Cartographie de l’oubli, Niels Labuzan
Cartographie de l’oubli, août 2016, 522 pages, 20 €
Ecrivain(s): Niels Labuzan Edition: Jean-Claude Lattès
Que sait-on de l’action des Allemands en Afrique ? Et plus particulièrement dans le Sud-ouest africain, région sur laquelle l’Empire allemand avait réussi à établir son protectorat dans les années 80 du XIXe siècle ? Peu de choses, à vrai dire, et le roman de Niels Labuzan vient à point combler cette lacune et répondre à nos interrogations légitimes.
En 1889, un groupe de soldats allemands débarque dans le Sud-ouest africain. Jacob Ackermann en fait partie, il est jeune, âgé de dix-neuf ans. C’est un lieutenant discipliné, patriote, qui pressent que sa vie sera bien plus utile, bien plus passionnante ici qu’en Allemagne. Au milieu de ce décor, de ces déserts, ces étendues infinies, tout lui semble possible. En 2004, un jeune Namibien, métis d’Allemand et d’Africain, assiste à une cérémonie commémorant le massacre des Hereros, une tribu composant autrefois la population du Sud-ouest africain. Les deux personnages vont dialoguer durant tout le roman, à plus d’un siècle de distance.
Dès le débarquement, Jacob pressent que les missions civilisatrices qui justifient cette présence des Européens sont en réalité grosses de menaces, porteuses des pires crimes : « Pavlov avait dit vrai. C’est un combat qui avait débuté. Le Sud-ouest africain leur apparut soudain comme un endroit terrible. Cette terre allait être le théâtre d’atrocités ».
Pourtant, cette intuition tarde à être confirmée, mais elle se précise, inexorablement. Jacob, qui est tombé amoureux d’une certaine Brunhilde, songe à quitter la vie militaire pour la rejoindre un jour mais sans savoir comment.

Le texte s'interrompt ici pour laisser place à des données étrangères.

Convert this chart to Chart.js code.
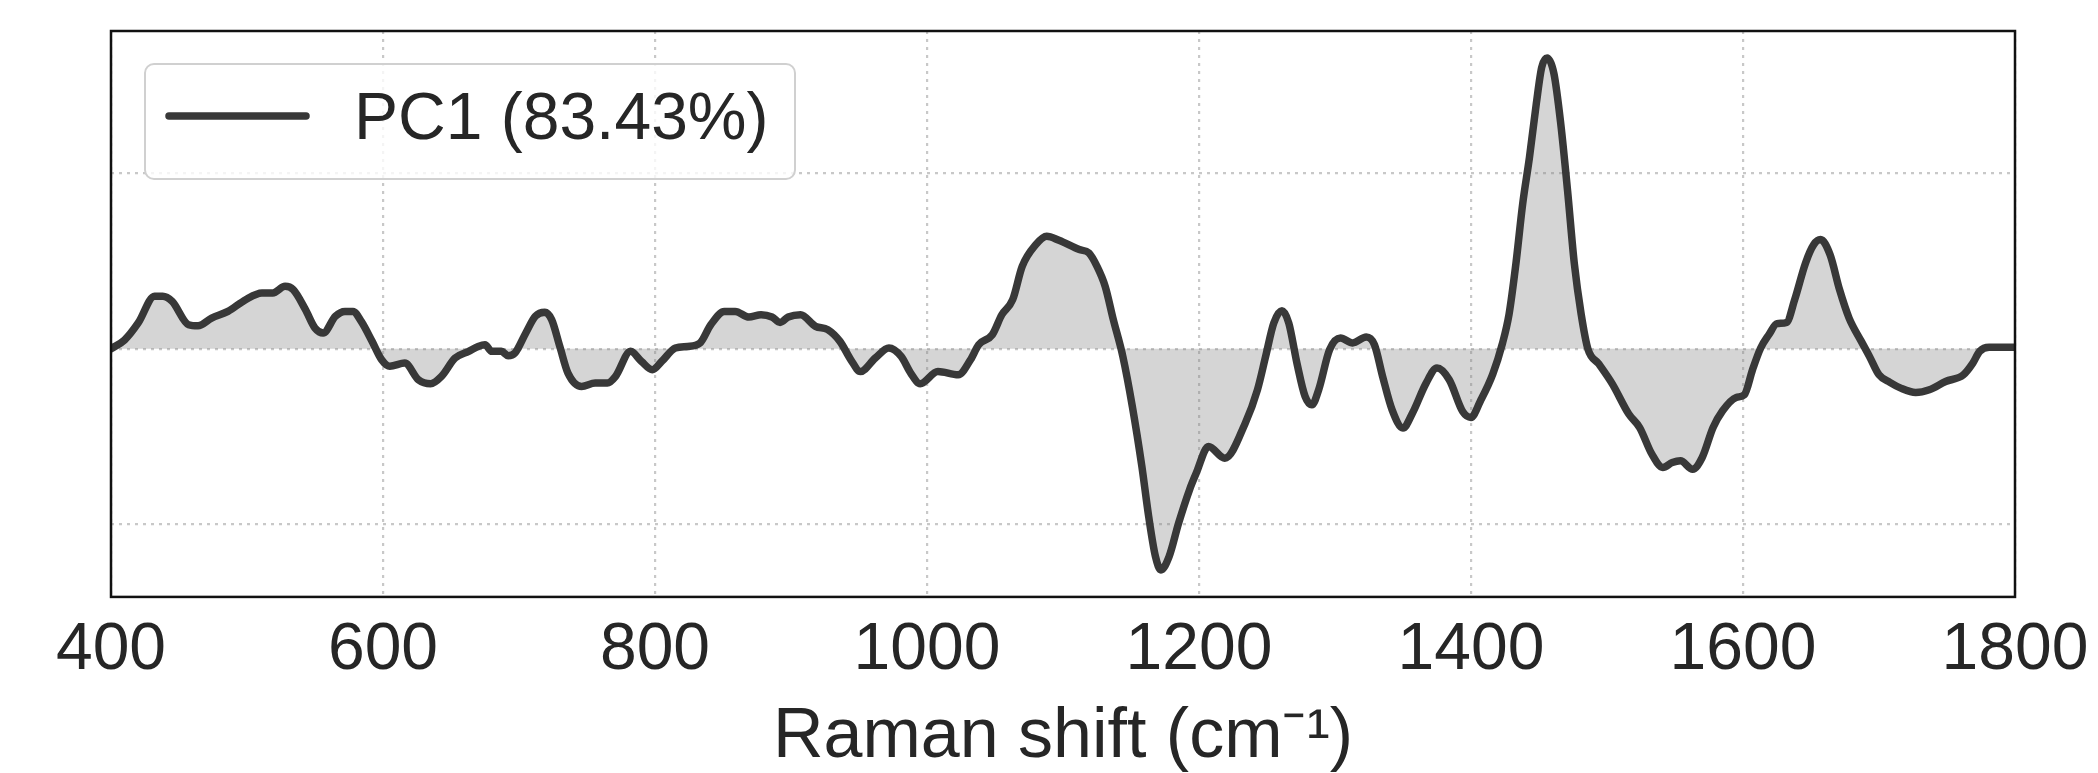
<!DOCTYPE html>
<html>
<head>
<meta charset="utf-8">
<script src="https://cdn.jsdelivr.net/npm/chart.js@4"></script>
<style>
  html, body { margin: 0; padding: 0; background: #fff; }
  #wrap { width: 2098px; height: 773px; position: relative; }
</style>
</head>
<body>
<div id="wrap"><canvas id="chart"></canvas></div>
<script>
// Raman shift (cm-1) and PC1 loading
const shift = [
  400, 410, 420, 432, 438, 445, 457, 464, 474, 486, 499, 511, 519, 528, 534, 543, 550, 556, 565, 572,
  578, 584, 592, 599, 605, 616, 626, 635, 643, 653, 663, 670, 675, 680, 687, 692, 697, 705, 712, 719,
  724, 730, 736, 746, 756, 765, 771, 782, 790, 798, 805, 815, 824, 833, 841, 851, 859, 869, 878, 886,
  892, 898, 907, 918, 927, 936, 944, 951, 962, 972, 981, 988, 995, 1008, 1023, 1032, 1038, 1048, 1055, 1063,
  1070, 1080, 1088, 1097, 1112, 1119, 1125, 1131, 1137, 1144, 1151, 1158, 1163, 1168, 1172, 1178, 1185, 1193, 1198, 1207,
  1219, 1234, 1243, 1249, 1255, 1261, 1266, 1272, 1278, 1283, 1288, 1296, 1304, 1313, 1323, 1329, 1335, 1342, 1350, 1357,
  1367, 1375, 1384, 1394, 1400, 1407, 1416, 1423, 1428, 1433, 1438, 1443, 1448, 1452, 1456, 1461, 1466, 1471, 1476, 1481,
  1486, 1494, 1504, 1516, 1524, 1533, 1541, 1548, 1554, 1563, 1570, 1578, 1585, 1595, 1601, 1607, 1613, 1619, 1625, 1632,
  1638, 1646, 1652, 1657, 1664, 1671, 1678, 1687, 1693, 1700, 1708, 1716, 1727, 1737, 1749, 1762, 1769, 1774, 1781, 1800
];
const pc1 = [
  0.00, 0.05, 0.147, 0.30, 0.30, 0.27, 0.137, 0.131, 0.175, 0.213, 0.28, 0.318, 0.318, 0.356, 0.337, 0.223, 0.118, 0.09, 0.185, 0.213,
  0.213, 0.156, 0.042, -0.063, -0.10, -0.082, -0.177, -0.20, -0.158, -0.053, -0.015, 0.013, 0.023, -0.015, -0.015, -0.04, -0.025, 0.09, 0.185, 0.208,
  0.166, 0.013, -0.139, -0.215, -0.196, -0.196, -0.158, -0.015, -0.072, -0.12, -0.072, 0.004, 0.013, 0.032, 0.137, 0.213, 0.213, 0.181, 0.194, 0.181,
  0.15, 0.181, 0.194, 0.128, 0.109, 0.042, -0.063, -0.13, -0.053, 0.004, -0.044, -0.139, -0.20, -0.13, -0.149, -0.063, 0.023, 0.08, 0.194, 0.28,
  0.47, 0.594, 0.642, 0.619, 0.566, 0.547, 0.47, 0.356, 0.166, -0.044, -0.33, -0.672, -0.958, -1.187, -1.263, -1.187, -0.996, -0.806, -0.71, -0.558,
  -0.625, -0.425, -0.234, -0.044, 0.147, 0.217, 0.147, -0.082, -0.272, -0.32, -0.234, -0.006, 0.061, 0.033, 0.067, 0.023, -0.158, -0.349, -0.453, -0.367,
  -0.196, -0.11, -0.177, -0.36, -0.392, -0.297, -0.145, 0.027, 0.198, 0.484, 0.827, 1.093, 1.398, 1.607, 1.66, 1.57, 1.284, 0.903, 0.484, 0.198,
  -0.002, -0.087, -0.202, -0.373, -0.45, -0.602, -0.678, -0.65, -0.64, -0.688, -0.621, -0.45, -0.354, -0.278, -0.263, -0.12, 0.004, 0.08, 0.143, 0.15,
  0.28, 0.49, 0.594, 0.623, 0.537, 0.337, 0.175, 0.042, -0.044, -0.149, -0.192, -0.225, -0.25, -0.234, -0.187, -0.149, -0.082, -0.015, 0.008, 0.008
];
const xTicks = [400, 600, 800, 1000, 1200, 1400, 1600, 1800];
const yGrid = [-1, 0, 1];
const seriesLabel = "PC1 (83.43%)";
const xTitle = "Raman shift (cm\u207B\u00B9)";

const FONT = "'Liberation Sans', Arial, sans-serif";
const TEXT = "#262626";

// black spines around the plot
const frame = {
  id: "frame",
  afterDatasetsDraw(chart) {
    const { ctx, chartArea: a } = chart;
    ctx.save();
    ctx.strokeStyle = "#111";
    ctx.lineWidth = 2.5;
    ctx.strokeRect(a.left, a.top, a.right - a.left, a.bottom - a.top);
    ctx.restore();
  }
};

// matplotlib-like legend box in the upper left
const boxLegend = {
  id: "boxLegend",
  afterDraw(chart) {
    const { ctx, chartArea: a } = chart;
    const ds = chart.data.datasets[0];
    const x = a.left + 34, y = a.top + 33, w = 650, h = 115, r = 9;
    ctx.save();
    ctx.beginPath();
    ctx.roundRect(x, y, w, h, r);
    ctx.fillStyle = "rgba(255,255,255,0.8)";
    ctx.fill();
    ctx.lineWidth = 2;
    ctx.strokeStyle = "#d0d0d0";
    ctx.stroke();

    ctx.beginPath();
    ctx.moveTo(x + 24, y + 52);
    ctx.lineTo(x + 161, y + 52);
    ctx.lineWidth = 7.5;
    ctx.lineCap = "round";
    ctx.strokeStyle = ds.borderColor;
    ctx.stroke();

    ctx.fillStyle = TEXT;
    ctx.font = "66px " + FONT;
    ctx.textBaseline = "alphabetic";
    ctx.fillText(ds.label, x + 209, y + 75);
    ctx.restore();
  }
};

new Chart(document.getElementById("chart"), {
  type: "line",
  data: {
    datasets: [{
      label: seriesLabel,
      data: shift.map((s, i) => ({ x: s, y: pc1[i] })),
      borderColor: "#383838",
      borderWidth: 7.5,
      borderJoinStyle: "round",
      borderCapStyle: "round",
      backgroundColor: "rgba(128,128,128,0.33)",
      fill: "origin",
      pointRadius: 0,
      cubicInterpolationMode: "monotone"
    }]
  },
  options: {
    responsive: true,
    maintainAspectRatio: false,
    animation: false,
    layout: { padding: { left: 111, right: 83, top: 31, bottom: 0 } },
    plugins: {
      legend: { display: false },
      tooltip: { enabled: false }
    },
    scales: {
      x: {
        type: "linear",
        min: 400,
        max: 1800,
        afterBuildTicks: axis => { axis.ticks = xTicks.map(v => ({ value: v })); },
        border: { display: false, dash: [3, 5] },
        grid: { color: "#c8c8c8", lineWidth: 2.2, drawTicks: false },
        ticks: {
          padding: 8,
          color: TEXT,
          font: { family: FONT, size: 66, lineHeight: 1.38 },
          maxRotation: 0,
          autoSkip: false,
          callback: v => String(v)
        },
        title: {
          display: true,
          text: xTitle,
          color: TEXT,
          font: { family: FONT, size: 70, lineHeight: 68 / 70 },
          padding: { top: 0, bottom: 1 }
        }
      },
      y: {
        min: -1.417,
        max: 1.814,
        afterBuildTicks: axis => { axis.ticks = yGrid.map(v => ({ value: v })); },
        border: { display: false, dash: [3, 5] },
        grid: { color: "#c8c8c8", lineWidth: 2.2, drawTicks: false },
        ticks: { display: false }
      }
    }
  },
  plugins: [frame, boxLegend]
});
</script>
</body>
</html>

Il est au contact de Leutwein, qui pense pouvoir se ménager les faveurs des indigènes par des accords, des traités de protection. Jacob entre aussi en contact avec Von Trotha, un officier qui lui fait très clairement comprendre que le but réel du Reich (le deuxième) est bien d’éliminer les indigènes. Le sommet de l’horreur est atteint lors de la rencontre du Dr Fischer, fervent adepte de l’eugénisme et adhérent à la théorie de l’inégalité des races humaines. De son côté, le jeune métis des années 2000 s’interroge sur l’état moral et psychologique de ces hommes qui ont permis cela ou l’ont provoqué sciemment. Ses origines allemandes – on apprend qu’il est apparenté à l’officier Pavlov – le perturbent, au point de s’en distancer sensiblement. Mais la question est posée par Niels Labuzan et elle est effrayante : cette colonisation du Sud-ouest africain, marquée par des massacres, qui correspondent aux critères du génocide, par la création de camps de concentration destinés aux indigènes, guidée par une idéologie de la supériorité de l’homme occidental sur les « sauvages et primitifs » ne renvoie-t-elle pas à un autre Reich : celui des nazis ?
Les personnages s’interrogent sur ce qu’on leur fait faire, ils doutent parfois, comme Jacob Ackermann, ou sont certains de la justesse de leur cause, comme Von Trotha. Le jeune métis se définit comme « un européen d’adoption », comme pour exorciser ses interrogations sur son ascendance. Ce roman, premier de l’auteur, aura le mérite d’évoquer cette question des sources du nazisme, et du XXe siècle : a-t-il commencé en Afrique au siècle précédent ?
Le récit est bien mené, il maintient l’intérêt du lecteur au cours des cinq cents pages. Un bémol toutefois : l’utilisation d’un vocabulaire cru et argotique dans certaines répliques, là où un emploi lexical plus soutenu aurait été plus adéquat.